Another useful piece of information found in this data source is director/c-suite employee financial disclosures. When a person is at a certain “rank” within a company, they need to disclose to the SEC whenever they buy or sell their own company’s stock, within 2 days of it happening. This is a gold mine of data, and we can use this information to deduct if a person is trading their stock based on insider information. There are between 2k-10k trading disclosures each day from executives, which is a ton of useful data that we can look through.

Future Data Sources

This is a collection of sources I’ve written down to look at, but haven’t gotten around to do so.

US Government Contracts

Same thing as the Canada/UK one, but this time involving US government contract postings. The government has a certain API they use to make this information public and easily accessible, so that’s something to look at.

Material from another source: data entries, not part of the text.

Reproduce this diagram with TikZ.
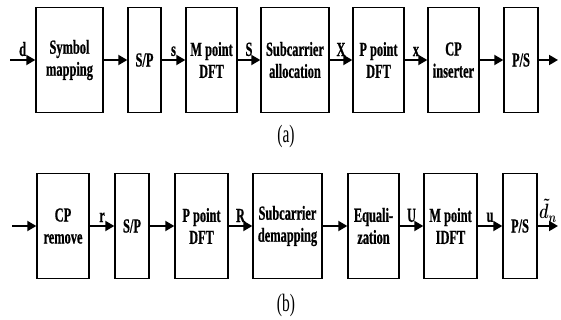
\documentclass[tikz,border=0pt]{standalone}
\usepackage{fontspec}
\usepackage{graphicx}
\setmainfont{Liberation Serif}[FakeStretch=0.62, BoldFeatures={FakeBold=0.6}]
\usetikzlibrary{arrows.meta}

\begin{document}
\begin{tikzpicture}[x=1pt,y=-1pt,
    blk/.style={draw, line width=1.4pt, inner sep=0pt, minimum height=105pt, align=center,
      font=\fontsize{20}{22}\selectfont\bfseries},
    sig/.style={line width=1.9pt, -{Triangle[length=9pt,width=10pt]}},
    lbl/.style={font=\fontsize{20}{22}\selectfont\bfseries, above=2pt, inner sep=1pt},
    subcap/.style={font=\fontsize{25}{28}\selectfont}]
  \useasboundingbox (0,0) rectangle (561,320);

  % (a) transmitter
  \coordinate (in1) at (10,60);
  \node[blk, minimum width=67pt] (sm)   at (69.5,60)  {Symbol\\mapping};
  \node[blk, minimum width=33pt] (sp)   at (144.5,60) {S/P};
  \node[blk, minimum width=51pt] (mdft) at (211.5,60) {M point\\DFT};
  \node[blk, minimum width=68pt] (sa)   at (295,60)   {Subcarrier\\allocation};
  \node[blk, minimum width=51pt] (pdft) at (378.5,60) {P point\\DFT};
  \node[blk, minimum width=51pt] (cpi)  at (453.5,60) {CP\\inserter};
  \node[blk, minimum width=34pt] (ps)   at (521,60)   {P/S};
  \coordinate (out1) at (558,60);

  \draw[sig] (in1) -- node[lbl] (ld) {d} (sm);
  \draw[sig] (sm) -- (sp);
  \draw[sig] (sp) -- node[lbl] (ls) {s} (mdft);
  \draw[sig] (mdft) -- node[lbl] (lS) {S} (sa);
  \draw[sig] (sa) -- node[lbl] (lX) {X} (pdft);
  \draw[sig] (pdft) -- node[lbl] (lx) {x} (cpi);
  \draw[sig] (cpi) -- (ps);
  \draw[sig] (ps) -- (out1);

  \node[subcap] (capa) at (286,136) {(a)};

  % (b) receiver
  \coordinate (in2) at (12,226);
  \node[blk, minimum width=52pt] (cpr)   at (63,226)    {CP\\remove};
  \node[blk, minimum width=34pt] (sp2)   at (132,226)   {S/P};
  \node[blk, minimum width=53pt] (pdft2) at (201.5,226) {P point\\DFT};
  \node[blk, minimum width=69pt] (sd)    at (287.5,226) {Subcarrier\\demapping};
  \node[blk, minimum width=51pt] (eq)    at (373.5,226) {Equali-\\zation};
  \node[blk, minimum width=53pt] (midft) at (450.5,226) {M point\\IDFT};
  \node[blk, minimum width=34pt] (ps2)   at (520,226)   {P/S};
  \coordinate (out2) at (558,226);

  \draw[sig] (in2) -- (cpr);
  \draw[sig] (cpr) -- node[lbl] (lr) {r} (sp2);
  \draw[sig] (sp2) -- (pdft2);
  \draw[sig] (pdft2) -- node[lbl] (lR) {R} (sd);
  \draw[sig] (sd) -- (eq);
  \draw[sig] (eq) -- node[lbl] (lU) {U} (midft);
  \draw[sig] (midft) -- node[lbl] (lu) {u} (ps2);
  \draw[sig] (ps2) -- node[lbl] (ld2) {\scalebox{0.75}[1]{\boldmath$\tilde{d}_n$}} (out2);

  \node[subcap] (capb) at (286,305) {(b)};
\end{tikzpicture}
\end{document}
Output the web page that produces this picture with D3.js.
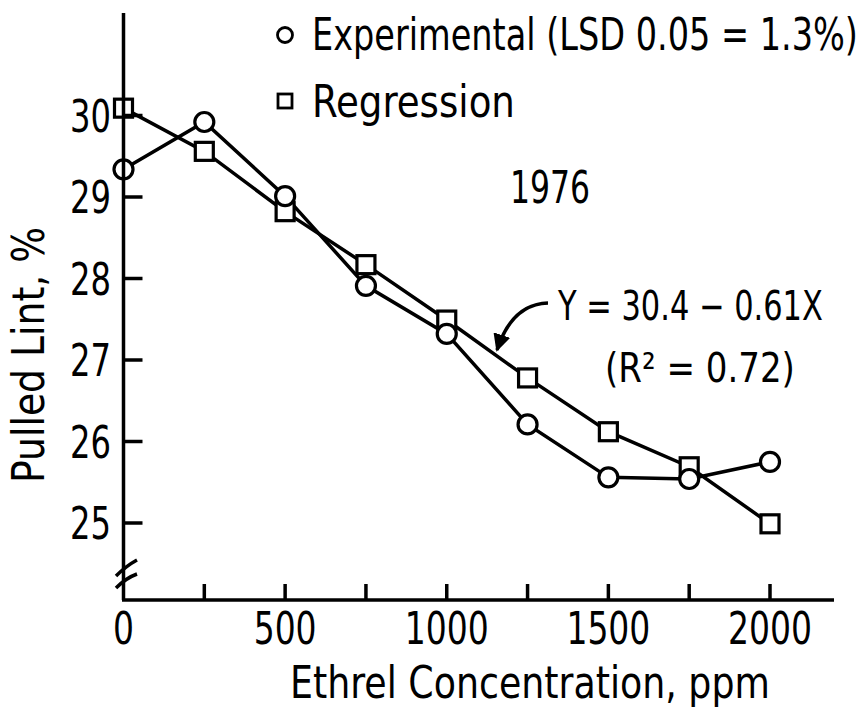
<!DOCTYPE html>
<html>
<head>
<meta charset="utf-8">
<script src="https://cdn.jsdelivr.net/npm/d3@7"></script>
<style>
  body { margin: 0; background: #fff; }
  text { font-family: "Liberation Sans Narrow", "DejaVu Sans Condensed", sans-serif; fill: #000; }
</style>
</head>
<body>
<div id="chart"></div>
<script>
const width = 865;
const height = 711;

// ppm
const concentrations = [0, 250, 500, 750, 1000, 1250, 1500, 1750, 2000];
// Pulled lint, %
const experimental = [29.34, 29.92, 29.01, 27.91, 27.32, 26.21, 25.56, 25.54, 25.75];
const regression = [30.09, 29.56, 28.82, 28.17, 27.49, 26.78, 26.12, 25.69, 24.99];

const xTicks = [250, 500, 750, 1000, 1250, 1500, 1750, 2000];
const xLabels = [0, 500, 1000, 1500, 2000];
const yTicks = [25, 26, 27, 28, 29, 30];

const svg = d3.select("#chart")
    .append("svg")
    .attr("width", width)
    .attr("height", height);

const x = d3.scaleLinear().domain([0, 2000]).range([123.5, 770]);
const y = d3.scaleLinear().domain([25, 30]).range([523, 115.5]);

const x0 = 123.5, yBase = 600;

// texte posé en (px, py) puis compressé horizontalement à la largeur w
function label(txt, px, py, w, size, anchor, rot) {
    const t = svg.append("text")
        .attr("text-anchor", anchor || "start")
        .style("font-size", size + "px")
        .text(txt);
    const s = w / t.node().getComputedTextLength();
    t.attr("transform", `translate(${px},${py})` + (rot ? ` rotate(${rot})` : "") + ` scale(${s},1)`);
    return t;
}

const expData = concentrations.map((c, i) => ({ c, v: experimental[i] }));
const regData = concentrations.map((c, i) => ({ c, v: regression[i] }));

const line = d3.line().x(d => x(d.c)).y(d => y(d.v));

svg.append("path").datum(regData)
    .attr("d", line)
    .attr("fill", "none").attr("stroke", "#000").attr("stroke-width", 3.5);
svg.append("path").datum(expData)
    .attr("d", line)
    .attr("fill", "none").attr("stroke", "#000").attr("stroke-width", 3.5);

// marqueurs
svg.selectAll(".sq").data(regData).enter().append("rect")
    .attr("class", "sq")
    .attr("x", d => x(d.c) - 9).attr("y", d => y(d.v) - 9)
    .attr("width", 18).attr("height", 18)
    .attr("fill", "#fff").attr("stroke", "#000").attr("stroke-width", 3.2);
svg.selectAll(".ci").data(expData).enter().append("circle")
    .attr("class", "ci")
    .attr("cx", d => x(d.c)).attr("cy", d => y(d.v))
    .attr("r", 9.5)
    .attr("fill", "#fff").attr("stroke", "#000").attr("stroke-width", 3.2);

// axes
svg.append("line")
    .attr("x1", x0).attr("x2", x0).attr("y1", 13).attr("y2", yBase)
    .attr("stroke", "#000").attr("stroke-width", 3.5);
svg.append("line")
    .attr("x1", x0 - 1.5).attr("x2", 834).attr("y1", yBase).attr("y2", yBase)
    .attr("stroke", "#000").attr("stroke-width", 3.5);

// coupure de l'axe
svg.append("path")
    .attr("d", "M116,576 Q126,566 137,560 M116,588 Q126,578 137,574")
    .attr("fill", "none").attr("stroke", "#000").attr("stroke-width", 3.5);

// graduations X
svg.selectAll(".xt").data(xTicks).enter().append("line")
    .attr("x1", d => x(d)).attr("x2", d => x(d))
    .attr("y1", yBase).attr("y2", yBase - 16)
    .attr("stroke", "#000").attr("stroke-width", 3.5);
xLabels.forEach(d => label(String(d), x(d), 644, String(d).length * 21, 44, "middle"));

// graduations Y
svg.selectAll(".yt").data(yTicks).enter().append("line")
    .attr("x1", x0).attr("x2", x0 + 19)
    .attr("y1", d => y(d)).attr("y2", d => y(d))
    .attr("stroke", "#000").attr("stroke-width", 3.5);
yTicks.forEach(d => label(String(d), 111, y(d) + 16, 41, 44, "end"));

// titres des axes
label("Ethrel Concentration, ppm", 530, 698, 480, 44, "middle");
label("Pulled Lint, %", 44, 355, 256, 44, "middle", -90);

// légende
svg.append("circle")
    .attr("cx", 285).attr("cy", 35).attr("r", 7.5)
    .attr("fill", "#fff").attr("stroke", "#000").attr("stroke-width", 2.8);
label("Experimental (LSD 0.05 = 1.3%)", 312, 50, 546, 44);
svg.append("rect")
    .attr("x", 278).attr("y", 94).attr("width", 14).attr("height", 14)
    .attr("fill", "#fff").attr("stroke", "#000").attr("stroke-width", 2.8);
label("Regression", 312, 117, 203, 44);

label("1976", 550, 203, 80, 44, "middle");

// équation de régression
label("Y = 30.4 \u2212 0.61X", 558, 320, 265, 40);
label("(R\u00B2 = 0.72)", 605, 382, 190, 40);

// flèche
svg.append("defs").append("marker")
    .attr("id", "arr")
    .attr("viewBox", "0 0 10 10")
    .attr("refX", 9).attr("refY", 5)
    .attr("markerWidth", 5).attr("markerHeight", 5)
    .attr("orient", "auto")
    .append("path").attr("d", "M0,0 L10,5 L0,10 z").attr("fill", "#000");
svg.append("path")
    .attr("d", "M548,303 Q512,304 497,350")
    .attr("fill", "none").attr("stroke", "#000").attr("stroke-width", 3.5)
    .attr("marker-end", "url(#arr)");
</script>
</body>
</html>
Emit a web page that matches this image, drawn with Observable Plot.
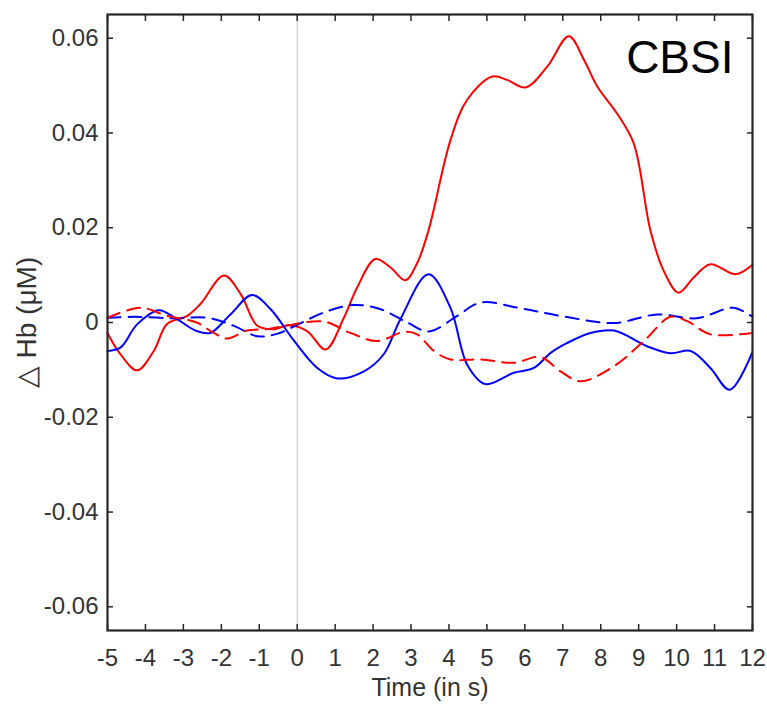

UK and Canada Stock Purchase Disclosures

Being able to look at the stock disclosures of politicians within the UK and Canada. This data source is still in the “check if viable” stage as it’s not confirmed if this is public, but if we’re able to find a way to extract it, a script for it will be created.

Company Lobbying Data

Allows us to view what politicians are getting lobbied, and what companies are spending the most to do that. We can also potentially view what economic sector/policy these companies are trying to get passed through lobbying, and make trades based on that.

Patent Filings

Let us view which companies are doing the best in regards to gaining new technologies, which allows us to see which companies are best positioned into the future. This means that we can start making longer-position trades within these companies, with the expectation that they will outperform targets with the new technologies they’ve patented.

Final Takeaways

Ultimately, I was able to achieve what I had envisioned at the start of this project, finding a bunch of useful alternative data sources that could be used to create strategies. With the list of future data sources that can be explored later, this project sets a good foundation for future alternative data sources to be explored.